Evaluation of Optimum Design Parameters and Operating Conditions of Axial- and Radial-Flow Tubular Naphtha Reforming Reactors, Using the Differential Evolution Method, Considering Catalyst Deactivation

摘要

In this study, a new flow pattern (radial-flow) in a tubular reactor is proposed lor the naphtha reforming process. The operating conditions of axial-flow and radial-flow tubular packed-bed reactors have been optimized by the differential evolution (DE) method. The DE optimization method has been applied to maximize hydrogen and aromatic yields in the steady-state and dynamic conditions. Some parameters, such as total pressure, the hydrogen mole fraction in the recycled stream, the length per diameter of the reactor, and the mass distributions of the catalysts, have been optimized for the steady-state conditions. Moreover, the inlet temperature of the gas at the entrance of each reactor is optimized for the unsteady-state condition to compensate for the effect of catalyst deactivation.
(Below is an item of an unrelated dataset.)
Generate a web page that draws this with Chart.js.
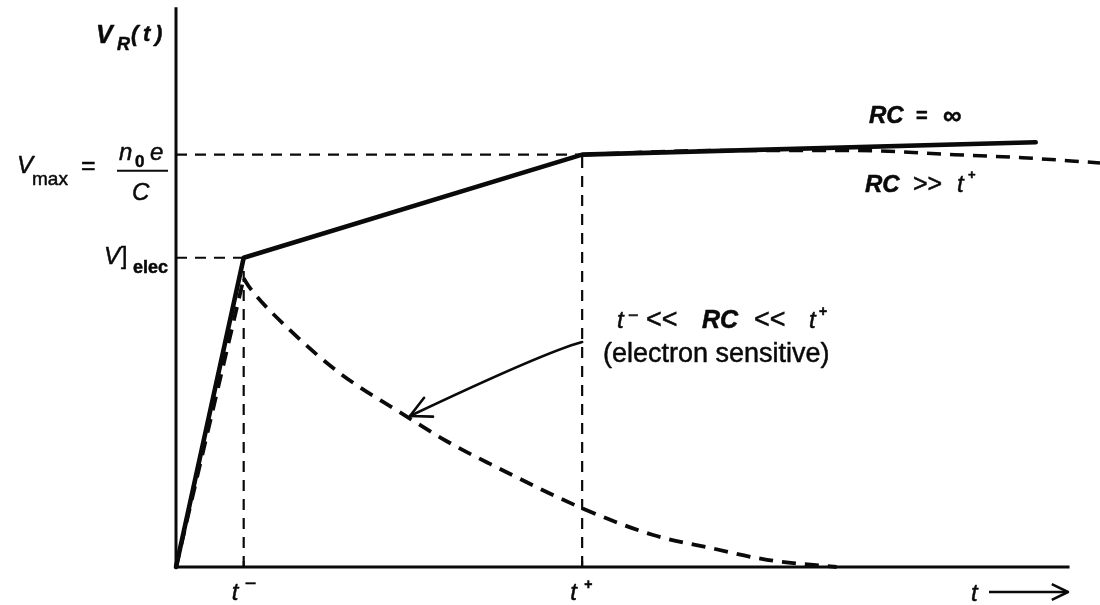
<!DOCTYPE html>
<html>
<head>
<meta charset="utf-8">
<script src="https://cdn.jsdelivr.net/npm/chart.js@4.4.1/dist/chart.umd.min.js"></script>
<style>
  html, body { margin: 0; padding: 0; background: #fff; }
  #wrap { width: 1100px; height: 605px; position: relative; }
</style>
</head>
<body>
<div id="wrap"><canvas id="pulse"></canvas></div>
<script>
// Characteristic times t⁻ (electron collection) and t⁺ (ion collection)
const timeMarks = [1, 6];
const timeMarkSigns = ['\u2212', '+'];
// Voltage levels V]elec and Vmax = n0 e / C
const levelValues = [3, 4];

// RC = ∞ : full integration of the induced charge
const rcInfTime = [0, 1, 6, 12.7];
const rcInfVolt = [0, 3, 4, 4.12];

// RC >> t⁺ : slow decay after full collection (rise coincides with RC = ∞)
const rcLongTime = [6, 8, 10, 11.5, 12.5, 13.65];
const rcLongVolt = [4, 4.04, 4.04, 4.0, 3.97, 3.92];

// t⁻ << RC << t⁺ : electron-sensitive pulse (straight rise, then decay)
const elecRiseTime = [0, 1.0];
const elecRiseVolt = [0, 2.8];
const elecDecayTime = [1.0, 1.1, 1.68, 2.42, 3.31, 4.0, 4.64, 6, 7.05, 7.93, 8.73, 9.76];
const elecDecayVolt = [2.8, 2.70, 2.30, 1.88, 1.50, 1.22, 1.00, 0.57, 0.31, 0.18, 0.07, 0.0];

// Extent of the drawn axes
const axisEndTime = 13.2;
const axisTopVolt = 5.43;

const INK = '#0a0a0a';
const pts = (xs, ys) => xs.map((x, i) => ({ x, y: ys[i] }));

const guideSets = [];
timeMarks.forEach((t, i) => {
  guideSets.push([{ x: t, y: 0 }, { x: t, y: levelValues[i] }]);
  guideSets.push([{ x: 0, y: levelValues[i] }, { x: t, y: levelValues[i] }]);
});

const dashed = { borderColor: INK, borderDash: [14, 9], pointRadius: 0, clip: false };

const datasets = [
  ...guideSets.map(d => ({
    data: d, borderColor: INK, borderWidth: 2.2, borderDash: [11, 8],
    pointRadius: 0, tension: 0, clip: false
  })),
  { ...dashed, label: 'RC >> t+', data: pts(rcLongTime, rcLongVolt), borderWidth: 3.5,
    cubicInterpolationMode: 'monotone' },
  { ...dashed, label: 'electron rise', data: pts(elecRiseTime, elecRiseVolt), borderWidth: 3.8,
    tension: 0 },
  { ...dashed, label: 'electron sensitive', data: pts(elecDecayTime, elecDecayVolt), borderWidth: 3.8,
    cubicInterpolationMode: 'monotone' },
  {
    label: 'RC = inf', data: pts(rcInfTime, rcInfVolt), borderColor: INK,
    borderWidth: 4.6, pointRadius: 0, tension: 0, clip: false,
    borderCapStyle: 'round', borderJoinStyle: 'round'
  }
];

function put(ctx, text, x, y, font, align) {
  ctx.font = font;
  ctx.textAlign = align || 'left';
  ctx.textBaseline = 'alphabetic';
  ctx.fillText(text, x, y);
  ctx.strokeText(text, x, y);
}

function arrowHead(ctx, tipX, tipY, backAngle, len, spread) {
  ctx.beginPath();
  ctx.moveTo(tipX + len * Math.cos(backAngle - spread), tipY + len * Math.sin(backAngle - spread));
  ctx.lineTo(tipX, tipY);
  ctx.lineTo(tipX + len * Math.cos(backAngle + spread), tipY + len * Math.sin(backAngle + spread));
  ctx.stroke();
}

const SANS = '"Liberation Sans", Arial, sans-serif';

const annotations = {
  id: 'annotations',
  beforeDatasetsDraw(chart) {
    const { ctx, scales: { x, y } } = chart;
    ctx.save();
    ctx.strokeStyle = INK;
    ctx.lineWidth = 3;
    ctx.beginPath();
    ctx.moveTo(x.getPixelForValue(0), y.getPixelForValue(axisTopVolt));
    ctx.lineTo(x.getPixelForValue(0), y.getPixelForValue(0));
    ctx.lineTo(x.getPixelForValue(axisEndTime), y.getPixelForValue(0));
    ctx.stroke();
    ctx.lineWidth = 2;
    timeMarks.forEach(t => {
      const px = x.getPixelForValue(t);
      ctx.beginPath();
      ctx.moveTo(px, y.getPixelForValue(0));
      ctx.lineTo(px, y.getPixelForValue(0) - 6);
      ctx.stroke();
    });
    ctx.restore();
  },
  afterDatasetsDraw(chart) {
    const { ctx, scales: { x, y } } = chart;
    ctx.save();
    ctx.fillStyle = INK;
    ctx.strokeStyle = INK;
    ctx.lineWidth = 0.5;
    ctx.lineJoin = 'round';

    // y-axis title V_R(t)
    put(ctx, 'V', 96, 43, `italic bold 25px ${SANS}`);
    put(ctx, 'R', 117, 50, `italic bold 18px ${SANS}`);
    put(ctx, '(', 131, 41, `italic bold 22px ${SANS}`);
    put(ctx, 't', 143, 41, `italic bold 22px ${SANS}`);
    put(ctx, ')', 155, 41, `italic bold 22px ${SANS}`);

    // Vmax = n0 e / C
    const yMax = y.getPixelForValue(levelValues[1]);
    put(ctx, 'V', 17, yMax + 18, `italic 24px ${SANS}`);
    put(ctx, 'max', 32, yMax + 30, `19px ${SANS}`);
    put(ctx, '=', 81, yMax + 19, `25px ${SANS}`);
    put(ctx, 'n', 119, yMax + 5, `italic 24px ${SANS}`);
    put(ctx, '0', 135, yMax + 12, `bold 17px ${SANS}`);
    put(ctx, 'e', 150, yMax + 5, `italic 24px ${SANS}`);
    ctx.save();
    ctx.lineWidth = 2;
    ctx.beginPath();
    ctx.moveTo(117, yMax + 16);
    ctx.lineTo(168, yMax + 16);
    ctx.stroke();
    ctx.restore();
    put(ctx, 'C', 132, yMax + 45, `italic 24px ${SANS}`);

    // V]elec
    const yEl = y.getPixelForValue(levelValues[0]);
    put(ctx, 'V', 104, yEl + 6, `italic 24px ${SANS}`);
    put(ctx, ']', 121, yEl + 6, `23px ${SANS}`);
    put(ctx, 'elec', 133, yEl + 15, `bold 18px ${SANS}`);

    // time marks under the axis
    const y0 = y.getPixelForValue(0);
    timeMarks.forEach((t, i) => {
      const px = x.getPixelForValue(t);
      put(ctx, 't', px - 12, y0 + 33, `italic 24px ${SANS}`);
      if (i === 0) put(ctx, timeMarkSigns[i], px + 1, y0 + 23, `20px ${SANS}`);
      else put(ctx, timeMarkSigns[i], px + 2, y0 + 22, `bold 14px ${SANS}`);
    });

    // t ⟶ label on the time axis
    put(ctx, 't', 971, y0 + 34, `italic 24px ${SANS}`);
    ctx.save();
    ctx.lineWidth = 2.5;
    ctx.beginPath();
    ctx.moveTo(989, y0 + 25);
    ctx.lineTo(1067, y0 + 25);
    ctx.stroke();
    arrowHead(ctx, 1068, y0 + 25, Math.PI, 18, 0.45);
    ctx.restore();

    // curve labels
    put(ctx, 'RC', 869, 123, `italic bold 24px ${SANS}`);
    put(ctx, '=', 916, 122, `bold 20px ${SANS}`);
    put(ctx, '\u221E', 943, 124, `bold 26px ${SANS}`);

    put(ctx, 'RC', 865, 192, `italic bold 24px ${SANS}`);
    put(ctx, '>>', 913, 192, `25px ${SANS}`);
    put(ctx, 't', 957, 192, `italic 24px ${SANS}`);
    put(ctx, '+', 968, 179, `bold 13px ${SANS}`);

    put(ctx, 't', 617, 328, `italic 24px ${SANS}`);
    put(ctx, '\u2212', 628, 321, `18px ${SANS}`);
    put(ctx, '<<', 646, 328, `27px ${SANS}`);
    put(ctx, 'RC', 702, 328, `italic bold 25px ${SANS}`);
    put(ctx, '<<', 754, 328, `27px ${SANS}`);
    put(ctx, 't', 809, 328, `italic 24px ${SANS}`);
    put(ctx, '+', 819, 316, `bold 14px ${SANS}`);
    put(ctx, '(electron sensitive)', 603, 362, `27px ${SANS}`);

    // curved pointer to the electron-sensitive pulse
    const tailX = x.getPixelForValue(timeMarks[1]), tailY = 342;
    const headX = 410, headY = 416;
    ctx.lineWidth = 2.6;
    ctx.lineCap = 'round';
    ctx.beginPath();
    ctx.moveTo(tailX, tailY);
    ctx.quadraticCurveTo(545, 352, headX, headY);
    ctx.stroke();
    const back = Math.atan2(352 - headY, 545 - headX);
    arrowHead(ctx, headX, headY, back, 23, 0.47);

    ctx.restore();
  }
};

new Chart(document.getElementById('pulse'), {
  type: 'line',
  data: { datasets },
  options: {
    responsive: true,
    maintainAspectRatio: false,
    animation: false,
    layout: { padding: { left: 176, right: 0, top: 0, bottom: 38 } },
    scales: {
      x: { type: 'linear', min: 0, max: 13.65, display: false },
      y: { type: 'linear', min: 0, max: 5.5, display: false }
    },
    plugins: { legend: { display: false }, tooltip: { enabled: false } },
    elements: { point: { radius: 0 } }
  },
  plugins: [annotations]
});
</script>
</body>
</html>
A set of coupled partial differential equations are solved by the orthogonal collocation method. The results demonstrate that, by utilizing the optimization technique and alternating the flow pattern in conventional catalytic reformers, the aromatic and hydrogen production rates increase 3.01% and 11.50%, which can approximately satisfy the increasing demand of hydrogen and high-octane gasoline in refineries.